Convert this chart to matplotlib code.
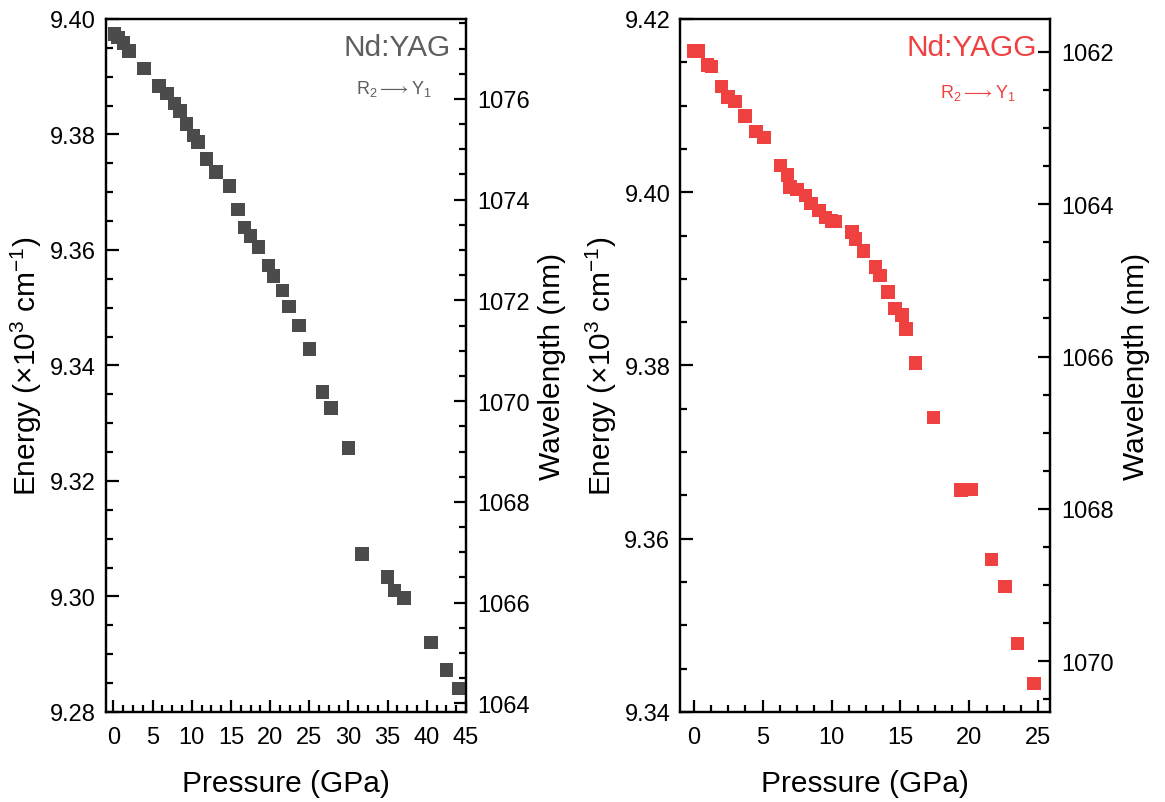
import matplotlib
matplotlib.use("Agg")
import matplotlib.pyplot as plt
from matplotlib.ticker import MultipleLocator, FormatStrFormatter

plt.rcParams["font.family"] = ["Liberation Sans", "DejaVu Sans"]
plt.rcParams["mathtext.fontset"] = "custom"
plt.rcParams["mathtext.rm"] = "Liberation Sans"
plt.rcParams["mathtext.it"] = "Liberation Sans:italic"
plt.rcParams["mathtext.bf"] = "Liberation Sans:bold"

# ── Nd:YAG (R2 -> Y1) ───────────────────────────────────────────────────────
yag_pressure = [0.1, 0.6, 1.3, 2.0, 3.9, 5.8, 6.8, 7.8, 8.5, 9.3, 10.2, 10.8,
                11.9, 13.1, 14.8, 15.9, 16.7, 17.5, 18.5, 19.8, 20.4, 21.6,
                22.4, 23.7, 25.0, 26.7, 27.8, 30.0, 31.7, 35.0, 35.9, 37.1,
                40.5, 42.5, 44.1]
yag_energy = [9.3974, 9.3968, 9.3958, 9.3945, 9.3914, 9.3884, 9.3871, 9.3854,
              9.3841, 9.3818, 9.3798, 9.3787, 9.3758, 9.3735, 9.3711, 9.3670,
              9.3639, 9.3624, 9.3605, 9.3573, 9.3555, 9.3530, 9.3502, 9.3469,
              9.3429, 9.3354, 9.3326, 9.3257, 9.3074, 9.3034, 9.3010, 9.2997,
              9.2920, 9.2873, 9.2841]

# ── Nd:YAGG (R2 -> Y1) ──────────────────────────────────────────────────────
yagg_pressure = [0.0, 0.3, 1.0, 1.3, 2.0, 2.5, 3.0, 3.7, 4.5, 5.1, 6.3, 6.8,
                 7.0, 7.5, 8.1, 8.5, 9.1, 9.55, 10.0, 10.3, 11.5, 11.75, 12.3,
                 13.2, 13.5, 14.1, 14.6, 15.1, 15.4, 16.1, 17.4, 19.4, 20.1,
                 21.6, 22.6, 23.5, 24.7]
yagg_energy = [9.4163, 9.4163, 9.4147, 9.4145, 9.4122, 9.4110, 9.4105, 9.4088,
               9.4070, 9.4063, 9.4031, 9.4020, 9.4006, 9.4003, 9.3996, 9.3987,
               9.3979, 9.3971, 9.3967, 9.3966, 9.3954, 9.3946, 9.3932, 9.3914,
               9.3904, 9.3885, 9.3866, 9.3858, 9.3842, 9.3803, 9.3740, 9.3656,
               9.3657, 9.3576, 9.3545, 9.3479, 9.3433]

GRAY = "#4b4b4b"
RED = "#f04141"
TEXT_GRAY = "#5e5e5e"

TICK_FS = 17
LABEL_FS = 21.5


def style_axes(ax, ax2):
    for a in (ax, ax2):
        for spine in a.spines.values():
            spine.set_linewidth(1.6)
    ax.tick_params(axis="both", which="both", direction="in", top=False,
                   right=False, labelsize=TICK_FS, width=1.6)
    ax.tick_params(axis="both", which="major", length=9)
    ax.tick_params(axis="both", which="minor", length=5)
    ax.tick_params(axis="y", pad=7)
    ax.tick_params(axis="x", pad=10)
    ax2.tick_params(axis="y", which="both", direction="in", labelsize=TICK_FS,
                    width=1.6, pad=8)
    ax2.tick_params(axis="y", which="major", length=9)
    ax2.tick_params(axis="y", which="minor", length=5)


def draw_panel(rect, pressure, energy, color, xlim, elim, wl_lim, name,
               name_color, name_xy, trans_xy):
    ax = fig.add_axes(rect)
    ax.scatter(pressure, energy, marker="s", s=95, color=color,
               edgecolors="none", zorder=3)
    ax.set_xlim(*xlim)
    ax.set_ylim(*elim)
    ax.xaxis.set_major_locator(MultipleLocator(5))
    ax.xaxis.set_minor_locator(MultipleLocator(1.25))
    ax.yaxis.set_major_locator(MultipleLocator(0.02))
    ax.yaxis.set_minor_locator(MultipleLocator(0.005))
    ax.yaxis.set_major_formatter(FormatStrFormatter("%.2f"))
    ax.set_xlabel("Pressure (GPa)", fontsize=LABEL_FS, labelpad=15)
    ax.set_ylabel(r"Energy ($\times$10$^3$ cm$^{-1}$)", fontsize=LABEL_FS,
                  labelpad=4)

    ax2 = ax.twinx()
    ax2.set_ylim(*wl_lim)
    ax2.yaxis.set_major_locator(MultipleLocator(2))
    ax2.yaxis.set_minor_locator(MultipleLocator(0.5))
    ax2.set_ylabel("Wavelength (nm)", fontsize=LABEL_FS, labelpad=6)

    style_axes(ax, ax2)

    ax.text(name_xy[0], name_xy[1], name, transform=ax.transAxes,
            fontsize=21.5, color=name_color, ha="right", va="center")
    ax.text(trans_xy[0], trans_xy[1], r"R$_2$$\longrightarrow$Y$_1$",
            transform=ax.transAxes, fontsize=13, color=name_color,
            ha="center", va="center")
    return ax, ax2


fig = plt.figure(figsize=(11.65, 8.03), dpi=100)

# left panel: wavelength axis as in the original (not inverted)
draw_panel([0.0907, 0.1121, 0.3093, 0.863], yag_pressure, yag_energy, GRAY,
           (-1, 45), (9.28, 9.40), (1e4 / 9.40, 1e4 / 9.28),
           "Nd:YAG", TEXT_GRAY, (0.957, 0.96), (0.80, 0.9))

# right panel: wavelength axis inverted
draw_panel([0.5837, 0.1121, 0.3176, 0.863], yagg_pressure, yagg_energy, RED,
           (-1, 25.85), (9.34, 9.42), (1e4 / 9.34, 1e4 / 9.42),
           "Nd:YAGG", RED, (0.965, 0.96), (0.805, 0.895))

fig.savefig("out.png", dpi=100)
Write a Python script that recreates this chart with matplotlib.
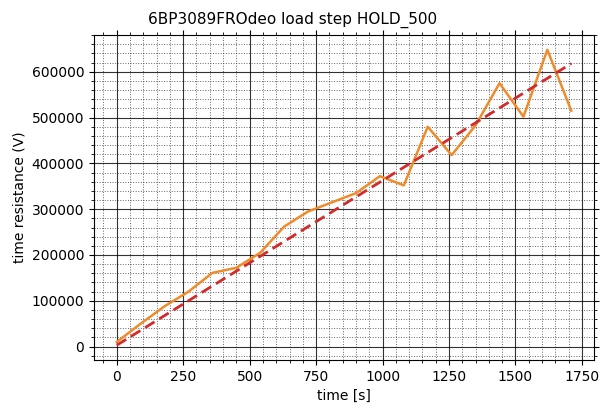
#!/usr/bin/env python3
"""Load step HOLD_500: measured value over time with linear fit."""

import matplotlib
matplotlib.use("Agg")
import matplotlib.pyplot as plt
import matplotlib.ticker as mticker

TITLE = "6BP3089FROdeo load step HOLD_500"

# measured samples (every 90 s)
time_s = [0, 90, 180, 270, 360, 450, 540, 630, 720, 810,
          900, 990, 1080, 1170, 1260, 1350, 1440, 1530, 1620, 1710]
value = [10000, 50000, 88000, 120000, 161000, 172000, 205000, 262000, 295000, 315000,
         335000, 372000, 352000, 480000, 418000, 483000, 575000, 502000, 648000, 515000]

# linear fit end points
fit_time = [0, 1710]
fit_value = [3000, 618000]

ORANGE = "#ee8c2c"
RED = "#d22b2b"


def main():
    fig = plt.figure(figsize=(6.12, 4.09), dpi=100)
    ax = fig.add_subplot(111)
    fig.subplots_adjust(left=94 / 612, right=594 / 612, top=1 - 35 / 409, bottom=1 - 360 / 409)

    ax.plot(time_s, value, color=ORANGE, linewidth=1.8)
    ax.plot(fit_time, fit_value, color=RED, linewidth=2, linestyle="--", dashes=(4, 2))

    ax.xaxis.set_major_locator(mticker.MultipleLocator(250))
    ax.xaxis.set_minor_locator(mticker.MultipleLocator(50))
    ax.yaxis.set_major_locator(mticker.MultipleLocator(100000))
    ax.yaxis.set_minor_locator(mticker.MultipleLocator(20000))

    ax.grid(True, which="major", color="black", linewidth=0.8, alpha=0.8)
    ax.grid(True, which="minor", color="black", linestyle=":", linewidth=0.7, alpha=0.6)
    ax.tick_params(which="both", direction="out", top=True, right=True, labelsize=10)

    ax.set_xlabel("time [s]", fontsize=10)
    ax.set_ylabel("time resistance (V)", fontsize=10)
    fig.text(293 / 612, 1 - 20 / 409, TITLE, ha="center", va="center", fontsize=11)

    fig.savefig("out.png", dpi=100)


if __name__ == "__main__":
    main()
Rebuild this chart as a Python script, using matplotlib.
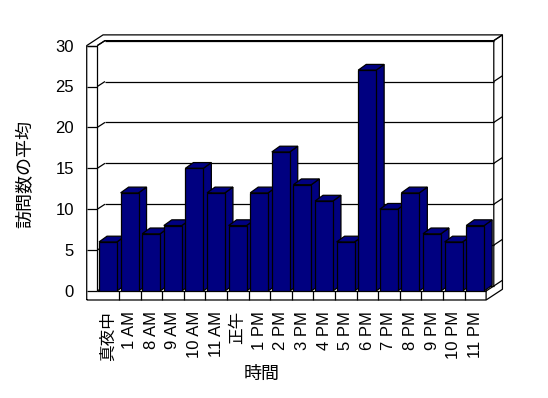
__________
* [Brief] Every entry must be reproduced exactly, with the images left out.

* [Solution to this task]
Convert this chart to matplotlib code.
import matplotlib
matplotlib.use("Agg")
import matplotlib.pyplot as plt
from matplotlib.ticker import MultipleLocator, FormatStrFormatter

plt.rcParams["font.family"] = ["Liberation Sans", "DejaVu Sans"]
plt.rcParams["mathtext.fontset"] = "custom"
plt.rcParams["mathtext.rm"] = "Liberation Sans"
plt.rcParams["mathtext.it"] = "Liberation Sans:italic"
plt.rcParams["mathtext.bf"] = "Liberation Sans:bold"

# ── Nd:YAG (R2 -> Y1) ───────────────────────────────────────────────────────
yag_pressure = [0.1, 0.6, 1.3, 2.0, 3.9, 5.8, 6.8, 7.8, 8.5, 9.3, 10.2, 10.8,
                11.9, 13.1, 14.8, 15.9, 16.7, 17.5, 18.5, 19.8, 20.4, 21.6,
                22.4, 23.7, 25.0, 26.7, 27.8, 30.0, 31.7, 35.0, 35.9, 37.1,
                40.5, 42.5, 44.1]
yag_energy = [9.3974, 9.3968, 9.3958, 9.3945, 9.3914, 9.3884, 9.3871, 9.3854,
              9.3841, 9.3818, 9.3798, 9.3787, 9.3758, 9.3735, 9.3711, 9.3670,
              9.3639, 9.3624, 9.3605, 9.3573, 9.3555, 9.3530, 9.3502, 9.3469,
              9.3429, 9.3354, 9.3326, 9.3257, 9.3074, 9.3034, 9.3010, 9.2997,
              9.2920, 9.2873, 9.2841]

# ── Nd:YAGG (R2 -> Y1) ──────────────────────────────────────────────────────
yagg_pressure = [0.0, 0.3, 1.0, 1.3, 2.0, 2.5, 3.0, 3.7, 4.5, 5.1, 6.3, 6.8,
                 7.0, 7.5, 8.1, 8.5, 9.1, 9.55, 10.0, 10.3, 11.5, 11.75, 12.3,
                 13.2, 13.5, 14.1, 14.6, 15.1, 15.4, 16.1, 17.4, 19.4, 20.1,
                 21.6, 22.6, 23.5, 24.7]
yagg_energy = [9.4163, 9.4163, 9.4147, 9.4145, 9.4122, 9.4110, 9.4105, 9.4088,
               9.4070, 9.4063, 9.4031, 9.4020, 9.4006, 9.4003, 9.3996, 9.3987,
               9.3979, 9.3971, 9.3967, 9.3966, 9.3954, 9.3946, 9.3932, 9.3914,
               9.3904, 9.3885, 9.3866, 9.3858, 9.3842, 9.3803, 9.3740, 9.3656,
               9.3657, 9.3576, 9.3545, 9.3479, 9.3433]

GRAY = "#4b4b4b"
RED = "#f04141"
TEXT_GRAY = "#5e5e5e"

TICK_FS = 17
LABEL_FS = 21.5


def style_axes(ax, ax2):
    for a in (ax, ax2):
        for spine in a.spines.values():
            spine.set_linewidth(1.6)
    ax.tick_params(axis="both", which="both", direction="in", top=False,
                   right=False, labelsize=TICK_FS, width=1.6)
    ax.tick_params(axis="both", which="major", length=9)
    ax.tick_params(axis="both", which="minor", length=5)
    ax.tick_params(axis="y", pad=7)
    ax.tick_params(axis="x", pad=10)
    ax2.tick_params(axis="y", which="both", direction="in", labelsize=TICK_FS,
                    width=1.6, pad=8)
    ax2.tick_params(axis="y", which="major", length=9)
    ax2.tick_params(axis="y", which="minor", length=5)


def draw_panel(rect, pressure, energy, color, xlim, elim, wl_lim, name,
               name_color, name_xy, trans_xy):
    ax = fig.add_axes(rect)
    ax.scatter(pressure, energy, marker="s", s=95, color=color,
               edgecolors="none", zorder=3)
    ax.set_xlim(*xlim)
    ax.set_ylim(*elim)
    ax.xaxis.set_major_locator(MultipleLocator(5))
    ax.xaxis.set_minor_locator(MultipleLocator(1.25))
    ax.yaxis.set_major_locator(MultipleLocator(0.02))
    ax.yaxis.set_minor_locator(MultipleLocator(0.005))
    ax.yaxis.set_major_formatter(FormatStrFormatter("%.2f"))
    ax.set_xlabel("Pressure (GPa)", fontsize=LABEL_FS, labelpad=15)
    ax.set_ylabel(r"Energy ($\times$10$^3$ cm$^{-1}$)", fontsize=LABEL_FS,
                  labelpad=4)

    ax2 = ax.twinx()
    ax2.set_ylim(*wl_lim)
    ax2.yaxis.set_major_locator(MultipleLocator(2))
    ax2.yaxis.set_minor_locator(MultipleLocator(0.5))
    ax2.set_ylabel("Wavelength (nm)", fontsize=LABEL_FS, labelpad=6)

    style_axes(ax, ax2)

    ax.text(name_xy[0], name_xy[1], name, transform=ax.transAxes,
            fontsize=21.5, color=name_color, ha="right", va="center")
    ax.text(trans_xy[0], trans_xy[1], r"R$_2$$\longrightarrow$Y$_1$",
            transform=ax.transAxes, fontsize=13, color=name_color,
            ha="center", va="center")
    return ax, ax2


fig = plt.figure(figsize=(11.65, 8.03), dpi=100)

# left panel: wavelength axis as in the original (not inverted)
draw_panel([0.0907, 0.1121, 0.3093, 0.863], yag_pressure, yag_energy, GRAY,
           (-1, 45), (9.28, 9.40), (1e4 / 9.40, 1e4 / 9.28),
           "Nd:YAG", TEXT_GRAY, (0.957, 0.96), (0.80, 0.9))

# right panel: wavelength axis inverted
draw_panel([0.5837, 0.1121, 0.3176, 0.863], yagg_pressure, yagg_energy, RED,
           (-1, 25.85), (9.34, 9.42), (1e4 / 9.34, 1e4 / 9.42),
           "Nd:YAGG", RED, (0.965, 0.96), (0.805, 0.895))

fig.savefig("out.png", dpi=100)
Write a Python script that recreates this chart with matplotlib.
#!/usr/bin/env python3
"""Load step HOLD_500: measured value over time with linear fit."""

import matplotlib
matplotlib.use("Agg")
import matplotlib.pyplot as plt
import matplotlib.ticker as mticker

TITLE = "6BP3089FROdeo load step HOLD_500"

# measured samples (every 90 s)
time_s = [0, 90, 180, 270, 360, 450, 540, 630, 720, 810,
          900, 990, 1080, 1170, 1260, 1350, 1440, 1530, 1620, 1710]
value = [10000, 50000, 88000, 120000, 161000, 172000, 205000, 262000, 295000, 315000,
         335000, 372000, 352000, 480000, 418000, 483000, 575000, 502000, 648000, 515000]

# linear fit end points
fit_time = [0, 1710]
fit_value = [3000, 618000]

ORANGE = "#ee8c2c"
RED = "#d22b2b"


def main():
    fig = plt.figure(figsize=(6.12, 4.09), dpi=100)
    ax = fig.add_subplot(111)
    fig.subplots_adjust(left=94 / 612, right=594 / 612, top=1 - 35 / 409, bottom=1 - 360 / 409)

    ax.plot(time_s, value, color=ORANGE, linewidth=1.8)
    ax.plot(fit_time, fit_value, color=RED, linewidth=2, linestyle="--", dashes=(4, 2))

    ax.xaxis.set_major_locator(mticker.MultipleLocator(250))
    ax.xaxis.set_minor_locator(mticker.MultipleLocator(50))
    ax.yaxis.set_major_locator(mticker.MultipleLocator(100000))
    ax.yaxis.set_minor_locator(mticker.MultipleLocator(20000))

    ax.grid(True, which="major", color="black", linewidth=0.8, alpha=0.8)
    ax.grid(True, which="minor", color="black", linestyle=":", linewidth=0.7, alpha=0.6)
    ax.tick_params(which="both", direction="out", top=True, right=True, labelsize=10)

    ax.set_xlabel("time [s]", fontsize=10)
    ax.set_ylabel("time resistance (V)", fontsize=10)
    fig.text(293 / 612, 1 - 20 / 409, TITLE, ha="center", va="center", fontsize=11)

    fig.savefig("out.png", dpi=100)


if __name__ == "__main__":
    main()
Rebuild this chart as a Python script, using matplotlib.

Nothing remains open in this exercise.